The headline for Kate Nash's interview with Drowned In Sound unsurprisingly draws attention to her prediction that "there’ll be a music video soon, and the shocking thing will be sex with a goat", but rather more alarming is her claim that the Spice Girls are "the reason I love music and feminism".
Interviewer Derek Robertson does venture that they were part of the lineage of manufactured pop of which One Direction are a part, but never really challenges the preposterous suggestion that Girl Power could be equated with feminism. There was no real feminist message in the songs themselves (indeed, '2 Become 1', for instance, could be read as endorsing the opposite view in hackneyed style - the surrender of individual identity within a relationship, rather than its expression), and Geri Halliwell famously claimed that Maggie Thatcher "was the first Spice Girl, the pioneer of our ideology" - yet Thatcher despised feminists and feminism.
Perhaps, though, we should cut Nash (and Robertson) some slack. After all, to the 11-year-old Nash, ignorant of both the idiocy of Halliwell's statement and the machinations of male puppet-masters behind the scenes, the Spice Girls' superficial sloganeering may have genuinely seemed like feminism. That said, it would be nice to know she acknowledges that fact now.

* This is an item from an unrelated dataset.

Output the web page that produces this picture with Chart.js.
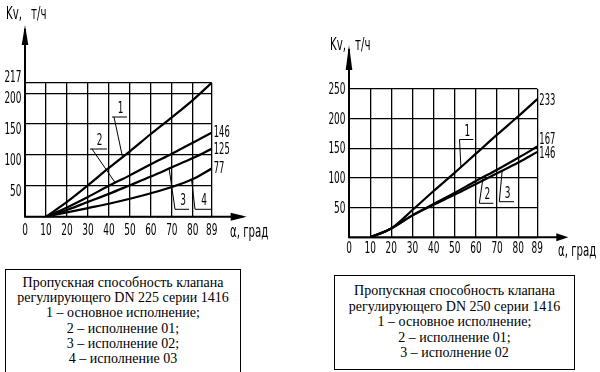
<!DOCTYPE html>
<html>
<head>
<meta charset="utf-8">
<script src="https://cdn.jsdelivr.net/npm/chart.js@4"></script>
<style>
  body { margin: 0; width: 600px; height: 372px; position: relative; overflow: hidden; background: #fff; }
  .wrap { position: absolute; top: 0; }
  .cap { position: absolute; box-sizing: border-box; border: 1.5px solid #000; text-align: center;
         font-family: "Liberation Serif", "Times New Roman", serif; font-size: 14px; color: #000; }
</style>
</head>
<body>
<div class="wrap" style="left:0"><canvas id="c1" width="300" height="262"></canvas></div>
<div class="wrap" style="left:300px"><canvas id="c2" width="300" height="272"></canvas></div>
<div class="cap" style="left:5px;top:269px;width:236px;height:110px;padding-top:5px;line-height:15.2px">
  Пропускная способность клапана<br>регулирующего DN 225 серии 1416<br>1 – основное исполнение;<br>2 – исполнение 01;<br>3 – исполнение 02;<br>4 – исполнение 03
</div>
<div class="cap" style="left:334px;top:275px;width:241px;height:95px;padding-top:7px;line-height:15.6px">
  Пропускная способность клапана<br>регулирующего DN 250 серии 1416<br>1 – основное исполнение;<br>2 – исполнение 01;<br>3 – исполнение 02
</div>
<script>
// угол открытия, град
const xDeg = [10, 20, 30, 40, 50, 60, 70, 80, 89];
const xTicks = [0, 10, 20, 30, 40, 50, 60, 70, 80, 89];

// DN 225
const dn225Ticks = [0, 50, 100, 150, 200, 217];
const dn225_1 = [0, 24, 51, 79, 106, 134, 161, 189, 217];
const dn225_2 = [0, 15, 32, 50, 67, 85, 102, 120, 136];
const dn225_3 = [0, 11, 24, 37, 51, 65, 80, 95, 110];
const dn225_4 = [0, 7, 14, 21, 29, 38, 48, 61, 78];
const dn225Ends = ["146", "125", "77"];

// DN 250
const dn250Ticks = [0, 50, 100, 150, 200, 250];
const dn250_1 = [0, 15, 46, 78, 109, 141, 173, 204, 233];
const dn250_2 = [0, 15, 37, 56, 75, 95, 114, 134, 153];
const dn250_3 = [0, 15, 37, 55, 72, 90, 108, 126, 144];
const dn250Ends = ["233", "167", "146"];

const FONT = '"DejaVu Sans", sans-serif';

function txt(ctx, s, x, y, align, size, sx) {
  ctx.save();
  ctx.translate(x, y);
  ctx.scale(sx || 0.56, 1);
  ctx.font = size + "px " + FONT;
  ctx.textAlign = align;
  ctx.textBaseline = "middle";
  ctx.fillStyle = "#000";
  ctx.fillText(s, 0, 0);
  ctx.restore();
}

function valAt(ys, x) {
  for (let i = 1; i < xDeg.length; i++) {
    if (x <= xDeg[i]) {
      const t = (x - xDeg[i - 1]) / (xDeg[i] - xDeg[i - 1]);
      return ys[i - 1] + t * (ys[i] - ys[i - 1]);
    }
  }
  return ys[ys.length - 1];
}

const sketch = {
  id: "sketch",
  afterDraw(chart, args, o) {
    const ctx = chart.ctx, xs = chart.scales.x, ys = chart.scales.y;
    const L = xs.getPixelForValue(0), B = ys.getPixelForValue(0);
    ctx.save();
    ctx.strokeStyle = "#000";
    ctx.fillStyle = "#000";
    // оси со стрелками
    ctx.lineWidth = 2;
    ctx.beginPath();
    ctx.moveTo(L, B + 1); ctx.lineTo(L, o.yTip + 4);
    ctx.moveTo(L - 1, B); ctx.lineTo(o.xTip - 4, B);
    ctx.stroke();
    ctx.beginPath();
    ctx.moveTo(L, o.yTip); ctx.lineTo(L - 3.3, o.yTip + o.yHead); ctx.lineTo(L + 3.3, o.yTip + o.yHead);
    ctx.closePath(); ctx.fill();
    ctx.beginPath();
    ctx.moveTo(o.xTip, B); ctx.lineTo(o.xTip - o.xHead, B - 4); ctx.lineTo(o.xTip - o.xHead, B + 4);
    ctx.closePath(); ctx.fill();

    // подписи делений
    o.yTicks.forEach((v, i) => {
      if (v === 0) return;
      const last = i === o.yTicks.length - 1;
      const dy = last && o.topDy !== undefined ? o.topDy : o.yDy;
      txt(ctx, String(v), L - 3.5, ys.getPixelForValue(v) + dy, "right", 16);
    });
    xTicks.forEach(v => txt(ctx, String(v), xs.getPixelForValue(v), B + o.xDy, "center", 16));

    // названия осей
    txt(ctx, "Kv,", L - 3, o.yTitleY, "right", 17, 0.6);
    txt(ctx, "т/ч", L + 6, o.yTitleY, "left", 17, 0.6);
    txt(ctx, "α, град", o.xTitle[0], o.xTitle[1], "left", 17, 0.6);

    // значения на концах линий
    o.ends.forEach(e => {
      const ds = chart.data.datasets[e.i].values;
      txt(ctx, e.text, xs.getPixelForValue(89) + 2, ys.getPixelForValue(ds[ds.length - 1]) + e.dy, "left", 15);
    });

    // выноски с номерами
    ctx.lineWidth = 1;
    o.leaders.forEach(l => {
      const ds = chart.data.datasets[l.i].values;
      const px = xs.getPixelForValue(l.at), py = ys.getPixelForValue(valAt(ds, l.at));
      ctx.beginPath();
      ctx.moveTo(l.shelf[0], l.shelf[2]); ctx.lineTo(l.shelf[1], l.shelf[2]);
      ctx.moveTo(l.from, l.shelf[2]); ctx.lineTo(px, py);
      ctx.stroke();
      txt(ctx, l.text, (l.shelf[0] + l.shelf[1]) / 2 + 1, l.shelf[2] - 8, "center", 16);
    });
    ctx.restore();
  }
};

function makeChart(id, series, yTicks, pad, opts) {
  new Chart(document.getElementById(id), {
    type: "line",
    data: {
      datasets: series.map(s => ({
        values: s,
        data: xDeg.map((x, i) => ({ x: x, y: s[i] })),
        borderColor: "#000",
        borderWidth: 2.2,
        pointRadius: 0,
        cubicInterpolationMode: "monotone",
        fill: false
      }))
    },
    options: {
      responsive: false,
      animation: false,
      layout: { padding: pad },
      scales: {
        x: {
          type: "linear", min: 0, max: 89,
          afterBuildTicks: s => { s.ticks = xTicks.map(v => ({ value: v })); },
          ticks: { display: false },
          border: { display: false },
          grid: { color: "#000", lineWidth: 1.3, drawTicks: false }
        },
        y: {
          type: "linear", min: 0, max: yTicks[yTicks.length - 1],
          afterBuildTicks: s => { s.ticks = yTicks.map(v => ({ value: v })); },
          ticks: { display: false },
          border: { display: false },
          grid: { color: "#000", lineWidth: 1.3, drawTicks: false }
        }
      },
      plugins: { legend: { display: false }, tooltip: { enabled: false }, sketch: opts }
    },
    plugins: [sketch]
  });
}

makeChart("c1", [dn225_1, dn225_2, dn225_3, dn225_4], dn225Ticks,
  { left: 25, right: 88.3, top: 82.8, bottom: 45.3 },
  {
    yTicks: dn225Ticks, yDy: 6, topDy: -5, xDy: 14,
    yTip: 25, yHead: 20, xTip: 246.7, xHead: 16,
    yTitleY: 15, xTitle: [230, 233],
    ends: [{ i: 1, text: dn225Ends[0], dy: 0 }, { i: 2, text: dn225Ends[1], dy: 1 }, { i: 3, text: dn225Ends[2], dy: 1 }],
    leaders: [
      { text: "1", i: 0, at: 46.5, shelf: [112, 127, 117], from: 114 },
      { text: "2", i: 1, at: 43, shelf: [90, 107, 149], from: 92 },
      { text: "3", i: 2, at: 68.7, shelf: [175, 189, 209.3], from: 175 },
      { text: "4", i: 3, at: 79.4, shelf: [195, 211, 209.3], from: 195 }
    ]
  });

makeChart("c2", [dn250_1, dn250_2, dn250_3], dn250Ticks,
  { left: 49, right: 62.7, top: 89, bottom: 34.7 },
  {
    yTicks: dn250Ticks, yDy: 1, xDy: 12,
    yTip: 45, yHead: 25, xTip: 268.3, xHead: 12,
    yTitleY: 46, xTitle: [258, 252],
    ends: [{ i: 0, text: dn250Ends[0], dy: 2 }, { i: 1, text: dn250Ends[1], dy: -6.5 }, { i: 2, text: dn250Ends[2], dy: 2 }],
    leaders: [
      { text: "1", i: 0, at: 52.9, shelf: [159.5, 173.3, 139.5], from: 159.5 },
      { text: "2", i: 1, at: 63.4, shelf: [179.3, 193.3, 203.3], from: 179.3 },
      { text: "3", i: 2, at: 72.4, shelf: [199.3, 214, 201.7], from: 199.3 }
    ]
  });
</script>
</body>
</html>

The interview's preamble led me to this article on the Guardian blog in which Lauren Mayberry of Chvrches writes about the sexist and misogynistic online abuse she has to endure on a daily basis. While the fuckwits who feel it's acceptable to hide behind a pseudonym and fire off obscene messages are the worst, those who claim that women like Mayberry put themselves in a position to be shot at and should grow a thicker skin are hardly much better. As she says, objectification shouldn't have to be simply accepted as a fact of life.